For that size wheel you will have to be careful since I run an 18x8.5" +40 wheel and I'm sitting almost flush. With spacers on an 18x8" +40 wheel you will probably have some poke, which could cause rubbing if you lower your car in the future[or if its already lowered].


----------



## evo77 (Sep 5, 2011)

A 25mm ( 1" ) adapter will change the offset of that wheel to +15.

That's gonna poke.


----------



## Smurfenstein (Nov 16, 2011)

evo77 said:


> A 25mm ( 1" ) adapter will change the offset of that wheel to +15.
> 
> That's gonna poke.


Oh yeah, thats going to be a decent 10-15mm of poke at least. And with that much if he lowered his car and/or bottomed out he could end up with a meeting between his tire and fender.


----------



## Mick (Dec 31, 2011)

How much would a 19mm adapter add to the offset?

Sent from AutoGuide.com Free App


----------



## Blue Angel (Feb 18, 2011)

Mick said:


> How much would a 19mm adapter add to the offset?


It will reduce the offset by 19mm. So an et40 wheel would effectively become an et21 wheel.

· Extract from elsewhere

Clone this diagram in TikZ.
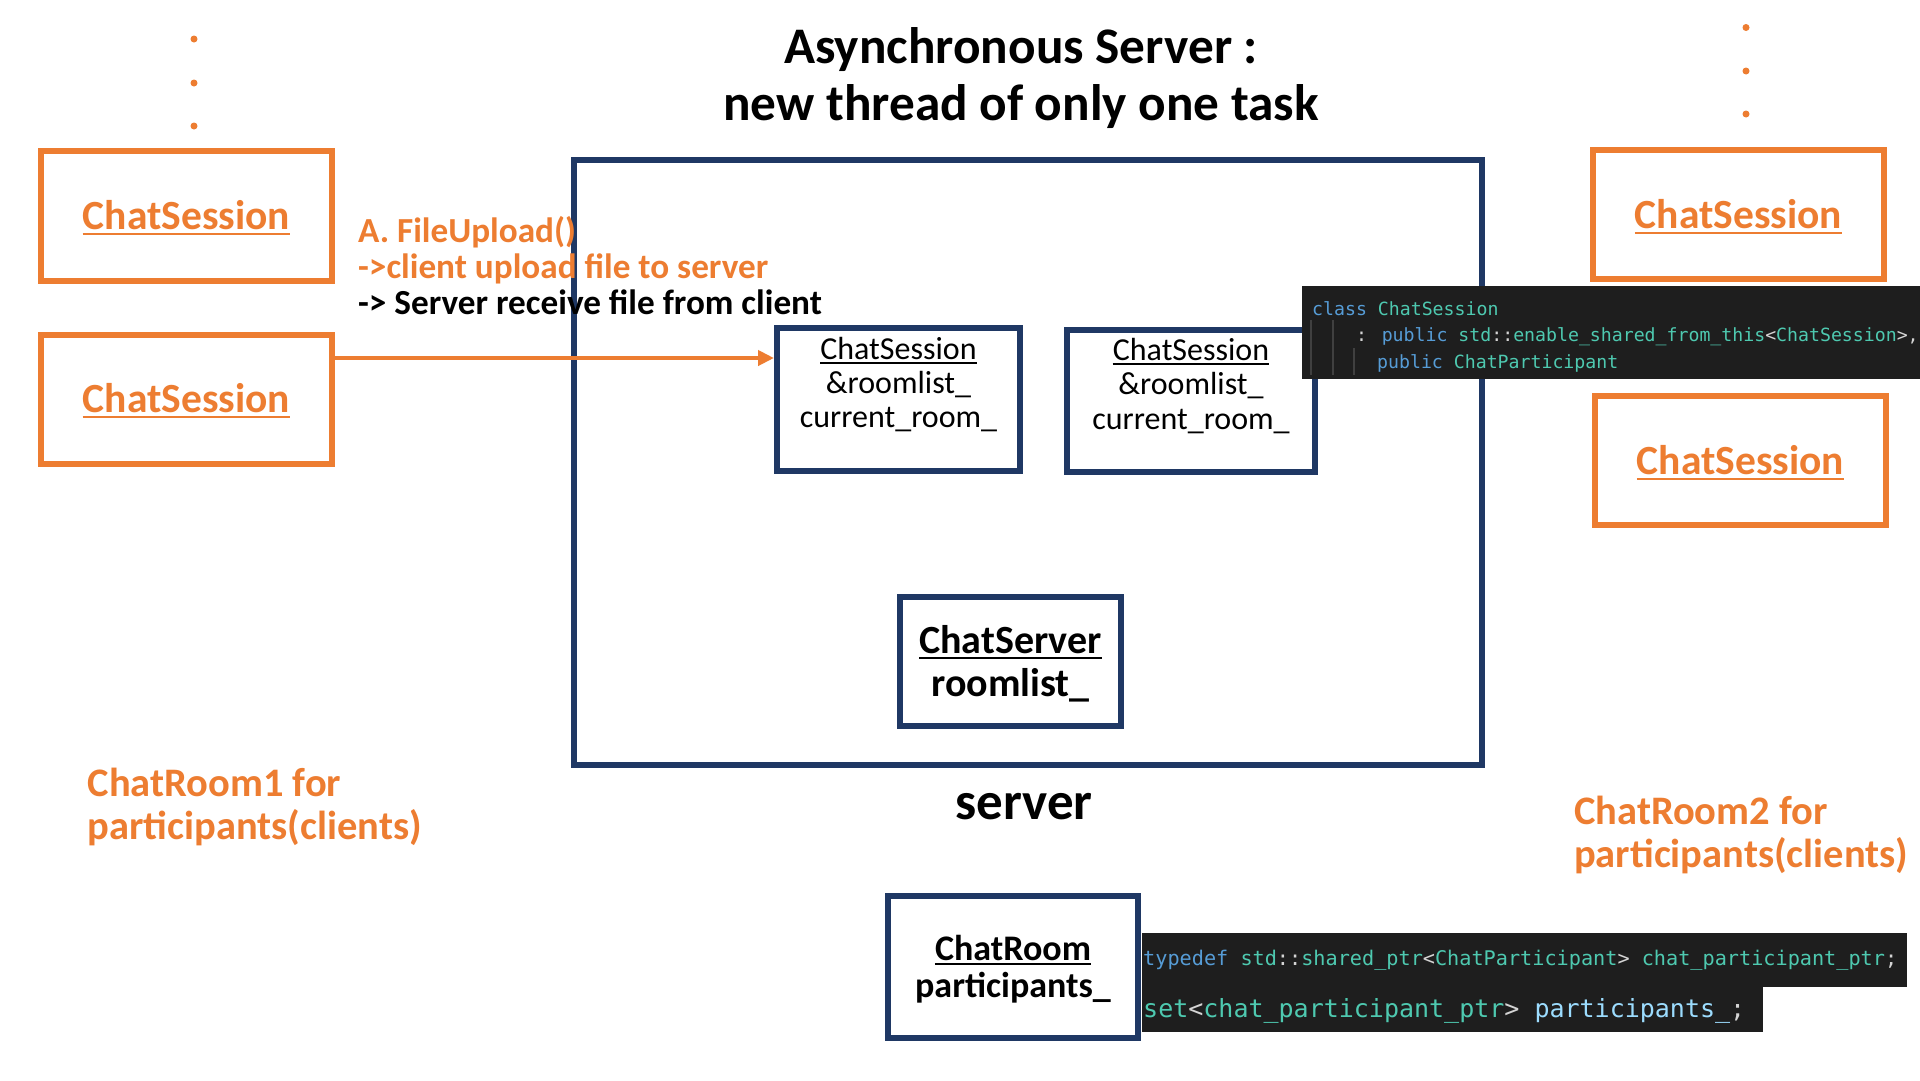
\documentclass[tikz,border=0pt]{standalone}
\usepackage{fontspec}
\setmainfont{Carlito}
\newfontfamily\codefont{DejaVu Sans Mono}
\usetikzlibrary{arrows.meta}
\definecolor{orng}{HTML}{ED7D31}
\definecolor{navy}{HTML}{1F3864}
\definecolor{codebg}{HTML}{1E1E1E}
\definecolor{ckw}{HTML}{569CD6}
\definecolor{cty}{HTML}{4EC9B0}
\definecolor{cpl}{HTML}{D4D4D4}
\definecolor{cvar}{HTML}{9CDCFE}
\definecolor{guide}{HTML}{404040}
\newcommand{\us}{\char"5F\relax}
\newcommand{\fs}[1]{\fontsize{#1}{#1}\selectfont}
\newcommand{\ulx}[3]{\draw[#2, line width=2pt] ([yshift=-#3pt]#1.base west) -- ([yshift=-#3pt]#1.base east);}
\begin{document}
\begin{tikzpicture}[x=1pt,y=-1pt,
  obox/.style={draw=orng, line width=6pt, inner sep=0pt, fill=white},
  nbox/.style={draw=navy, line width=6pt, inner sep=0pt},
  txt/.style={inner sep=0pt, anchor=base},
  txtl/.style={inner sep=0pt, anchor=base west},
  code/.style={inner sep=0pt, anchor=base west, font=\codefont},
  arr/.style={draw=orng, line width=4.5pt, -{Triangle[length=16pt,width=15pt]}},
  dotc/.style={fill=orng}]
\useasboundingbox[fill=white] (0,0) rectangle (1920,1080);

% title
\node[txt, font=\bfseries\fs{51.3}] (title1) at (1021,63) {Asynchronous Server :};
\node[txt, font=\bfseries\fs{51.3}] (title2) at (1021,120) {new thread of only one task};

% dots
\fill[dotc] (194,39) circle (3.5);
\fill[dotc] (194,83) circle (3.5);
\fill[dotc] (194,126) circle (3.5);
\fill[dotc] (1746,27.5) circle (3.5);
\fill[dotc] (1746,71) circle (3.5);
\fill[dotc] (1746,114) circle (3.5);

% server box
\node[nbox, minimum width=908pt, minimum height=605pt] (srv) at (1028,462.5) {};

% orange session boxes
\node[obox, minimum width=291pt, minimum height=130pt] (L1) at (186.5,216) {};
\node[obox, minimum width=291pt, minimum height=129pt] (L2) at (186.5,399.5) {};
\node[obox, minimum width=291pt, minimum height=129pt] (R1) at (1738.5,214.5) {};
\node[obox, minimum width=291pt, minimum height=129pt] (R2) at (1740.5,460.5) {};
\node[txt, text=orng, font=\bfseries\fs{41.5}] (tL1) at (186.5,229.3) {ChatSession};
\node[txt, text=orng, font=\bfseries\fs{41.5}] (tL2) at (186.5,412.8) {ChatSession};
\node[txt, text=orng, font=\bfseries\fs{41.5}] (tR1) at (1738.5,228) {ChatSession};
\node[txt, text=orng, font=\bfseries\fs{41.5}] (tR2) at (1740.5,474) {ChatSession};
\ulx{tL1}{orng}{4.5}
\ulx{tL2}{orng}{4.5}
\ulx{tR1}{orng}{4.5}
\ulx{tR2}{orng}{4.5}

% inner session boxes
\node[nbox, minimum width=243pt, minimum height=142.5pt] (in1) at (898.5,399.25) {};
\node[nbox, minimum width=248pt, minimum height=141.6pt] (in2) at (1191,400.8) {};
\node[txt, font=\fs{32}] (a1) at (898.5,359) {ChatSession};
\node[txt, font=\fs{32}] (a2) at (898.5,393) {\&roomlist\us};
\node[txt, font=\fs{32}] (a3) at (898.5,427) {current\us room\us};
\node[txt, font=\fs{32}] (b1) at (1191,360) {ChatSession};
\node[txt, font=\fs{32}] (b2) at (1191,394.5) {\&roomlist\us};
\node[txt, font=\fs{32}] (b3) at (1191,429) {current\us room\us};
\ulx{a1}{black}{3.5}
\ulx{b1}{black}{3.5}

% ChatServer box
\node[nbox, minimum width=221pt, minimum height=129pt] (cs) at (1010.5,661.5) {};
\node[txt, font=\bfseries\fs{40}] (cs1) at (1010.5,653.6) {ChatServer};
\node[txt, font=\bfseries\fs{40}] (cs2) at (1010.5,696) {roomlist\us};
\ulx{cs1}{black}{4.5}

% server label
\node[txt, font=\bfseries\fs{53}] (srvlab) at (1024,819) {server};

% ChatRoom box
\node[nbox, minimum width=250pt, minimum height=142pt] (cr) at (1013,967) {};
\node[txt, font=\bfseries\fs{36}] (cr1) at (1013,960) {ChatRoom};
\node[txt, font=\bfseries\fs{36}] (cr2) at (1013,997) {participants\us};
\ulx{cr1}{black}{3.5}

% room labels
\node[txtl, text=orng, font=\bfseries\fs{40.5}] (room1a) at (87.5,796) {ChatRoom1 for};
\node[txtl, text=orng, font=\bfseries\fs{40.5}] (room1b) at (87.5,839) {participants(clients)};
\node[txtl, text=orng, font=\bfseries\fs{40.5}] (room2a) at (1574,824) {ChatRoom2 for};
\node[txtl, text=orng, font=\bfseries\fs{40.5}] (room2b) at (1574,867) {participants(clients)};

% file upload label
\node[txtl, text=orng, font=\bfseries\fs{35.2}] (fu1) at (358,242) {A. FileUpload()};
\node[txtl, text=orng, font=\bfseries\fs{35.2}] (fu2) at (358,278) {->client upload file to server};
\node[txtl, text=black, font=\bfseries\fs{35.2}] (fu3) at (358,314) {-> Server receive file from client};

% arrow
\coordinate (ay) at (0,358);
\draw[arr] (L2.east |- ay) -- (in1.west |- ay);

% code block 1
\fill[codebg] (1302,286) rectangle (1920,379);
\draw[guide, line width=1.5pt] (1311,320) -- (1311,375);
\draw[guide, line width=1.5pt] (1333,320) -- (1333,375);
\draw[guide, line width=1.5pt] (1354,348) -- (1354,375);
\node[code, font=\codefont\fs{18.2}] (c1) at (1312,315) {\color{ckw}class \color{cty}ChatSession};
\node[code, font=\codefont\fs{18.2}] (c2) at (1356,341) {\color{cpl}: \color{ckw}public \color{cty}std\color{cpl}::\color{cty}enable\us shared\us from\us this\color{cpl}<\color{cty}ChatSession\color{cpl}>,};
\node[code, font=\codefont\fs{18.2}] (c3) at (1377,368) {\color{ckw}public \color{cty}ChatParticipant};

% code block 2
\fill[codebg] (1142,933) rectangle (1907,987);
\fill[codebg] (1142,987) rectangle (1763,1032);
\node[code, font=\codefont\fs{20.2}] (d1) at (1143,965) {\color{ckw}typedef \color{cty}std\color{cpl}::\color{cty}shared\us ptr\color{cpl}<\color{cty}ChatParticipant\color{cpl}> \color{cty}chat\us participant\us ptr\color{cpl};};
\node[code, font=\codefont\fs{25}] (d2) at (1143,1017) {\color{cty}set\color{cpl}<\color{cty}chat\us participant\us ptr\color{cpl}> \color{cvar}participants\us\color{cpl};};
\end{tikzpicture}
\end{document}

I looked into adapters in the past for another car. The thinnest they were offered at the time was 19mm (3/4"). This was required because the new adapter bolts in place with your existing PCD and the nuts that secure the adapter need to sit below flush with the surface so the new wheel fits properly. Seeing how these adapters work, I'm not too sure I'd be comfortable with an aluminum adapter that thin... people use them, but they don't look overly robust. A 1" adapter looks FAR more substantial, but that's changing your wheel offset by 25mm.

To the OP, I don't think an adapter is going to work for an et40 wheel. As far as I know, no one has done an adapter for a stock body Cruze successfully. EDIT: Maybe if you could find an et50 wheel you might get something to work, but most wheels seem to be offered in the 35-45 range.


----------



## MDee (Feb 26, 2013)

Thanks for the info everyone... sounds like my best option is to keep looking for some different wheels


----------



## evo77 (Sep 5, 2011)

Blue Angel said:


> As far as I know, no one has done an adapter for a stock body Cruze successfully...


Supposedly this fella here has added 1" adapters to a 42mm 18x7.5 wheel but has not provided pics to prove it.

http://www.cruzetalk.com/forum/53-cruze-parts/13806-forged-wheels-18-centerlines.html


----------